WHAT TO WORK ON
Find the string "with" in the data, then copy every line where it is found.

SUPPLIED INFORMATION
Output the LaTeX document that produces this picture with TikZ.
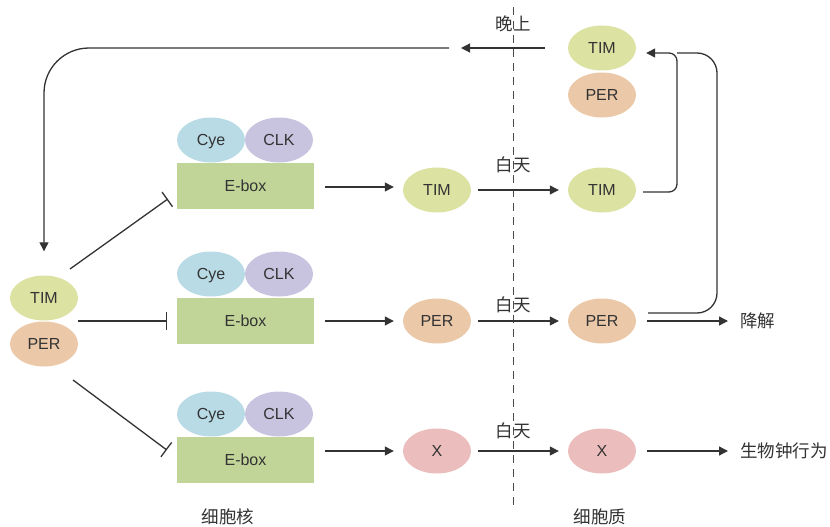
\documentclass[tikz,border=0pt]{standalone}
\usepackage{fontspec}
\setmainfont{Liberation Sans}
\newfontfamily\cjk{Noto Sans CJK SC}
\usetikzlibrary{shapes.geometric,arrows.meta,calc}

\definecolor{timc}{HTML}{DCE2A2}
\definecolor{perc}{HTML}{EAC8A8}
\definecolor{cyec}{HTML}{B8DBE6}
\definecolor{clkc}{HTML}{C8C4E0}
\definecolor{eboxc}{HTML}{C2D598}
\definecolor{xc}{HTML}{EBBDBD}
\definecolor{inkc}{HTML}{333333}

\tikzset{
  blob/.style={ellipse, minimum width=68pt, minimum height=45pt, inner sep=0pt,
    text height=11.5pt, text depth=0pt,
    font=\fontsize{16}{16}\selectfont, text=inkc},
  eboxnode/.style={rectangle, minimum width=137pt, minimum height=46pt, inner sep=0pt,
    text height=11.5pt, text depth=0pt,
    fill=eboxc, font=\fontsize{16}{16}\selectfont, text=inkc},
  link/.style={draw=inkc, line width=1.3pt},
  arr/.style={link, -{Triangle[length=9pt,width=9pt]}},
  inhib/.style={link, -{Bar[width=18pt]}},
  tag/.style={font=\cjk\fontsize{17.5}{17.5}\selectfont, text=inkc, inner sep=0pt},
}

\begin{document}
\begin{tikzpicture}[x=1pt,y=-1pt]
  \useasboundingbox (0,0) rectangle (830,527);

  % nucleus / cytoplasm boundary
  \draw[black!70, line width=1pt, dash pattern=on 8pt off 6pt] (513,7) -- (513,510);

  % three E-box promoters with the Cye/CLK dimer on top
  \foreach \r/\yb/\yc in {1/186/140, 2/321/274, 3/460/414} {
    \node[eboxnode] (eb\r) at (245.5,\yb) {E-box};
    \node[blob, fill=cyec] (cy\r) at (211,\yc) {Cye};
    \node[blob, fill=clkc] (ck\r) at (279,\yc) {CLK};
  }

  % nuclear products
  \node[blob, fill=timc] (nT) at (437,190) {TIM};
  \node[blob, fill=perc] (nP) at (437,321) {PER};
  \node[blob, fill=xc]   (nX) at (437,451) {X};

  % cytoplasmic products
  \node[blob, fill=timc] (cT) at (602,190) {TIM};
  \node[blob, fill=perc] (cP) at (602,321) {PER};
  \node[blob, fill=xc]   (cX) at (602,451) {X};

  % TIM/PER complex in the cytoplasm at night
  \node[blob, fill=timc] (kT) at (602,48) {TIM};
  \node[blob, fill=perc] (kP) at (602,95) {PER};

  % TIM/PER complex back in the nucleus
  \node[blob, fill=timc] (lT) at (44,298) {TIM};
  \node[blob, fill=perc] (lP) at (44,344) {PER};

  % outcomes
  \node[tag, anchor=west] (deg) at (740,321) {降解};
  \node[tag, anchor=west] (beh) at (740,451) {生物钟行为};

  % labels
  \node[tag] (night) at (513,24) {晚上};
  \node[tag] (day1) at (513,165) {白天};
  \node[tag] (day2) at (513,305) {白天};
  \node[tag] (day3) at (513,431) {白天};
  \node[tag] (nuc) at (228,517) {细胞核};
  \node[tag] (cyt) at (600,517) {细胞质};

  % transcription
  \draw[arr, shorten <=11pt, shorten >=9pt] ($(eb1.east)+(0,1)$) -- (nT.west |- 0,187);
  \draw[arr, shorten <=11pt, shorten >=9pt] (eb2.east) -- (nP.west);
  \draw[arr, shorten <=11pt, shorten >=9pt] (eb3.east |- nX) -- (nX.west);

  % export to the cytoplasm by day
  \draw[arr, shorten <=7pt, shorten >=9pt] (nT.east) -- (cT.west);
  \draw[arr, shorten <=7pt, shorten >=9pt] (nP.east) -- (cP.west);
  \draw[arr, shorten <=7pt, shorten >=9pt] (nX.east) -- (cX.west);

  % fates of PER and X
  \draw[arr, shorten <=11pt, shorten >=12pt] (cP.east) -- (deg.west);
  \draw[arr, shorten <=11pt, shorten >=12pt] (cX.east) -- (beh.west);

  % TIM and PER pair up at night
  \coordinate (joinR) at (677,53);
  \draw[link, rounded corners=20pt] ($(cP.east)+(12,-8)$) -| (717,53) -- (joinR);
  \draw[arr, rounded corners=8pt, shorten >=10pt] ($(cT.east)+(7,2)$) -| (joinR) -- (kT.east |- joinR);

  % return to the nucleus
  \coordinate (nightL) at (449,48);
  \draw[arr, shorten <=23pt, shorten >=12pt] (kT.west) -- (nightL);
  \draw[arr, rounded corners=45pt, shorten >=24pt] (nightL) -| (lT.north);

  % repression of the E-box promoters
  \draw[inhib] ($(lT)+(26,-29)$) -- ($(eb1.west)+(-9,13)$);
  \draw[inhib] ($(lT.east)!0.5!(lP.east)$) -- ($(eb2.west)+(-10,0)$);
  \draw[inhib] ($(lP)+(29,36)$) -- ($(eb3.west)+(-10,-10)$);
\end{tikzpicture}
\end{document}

OUTPUT FOR THIS EXERCISE
Output the LaTeX document that produces this picture with TikZ.
  % three E-box promoters with the Cye/CLK dimer on top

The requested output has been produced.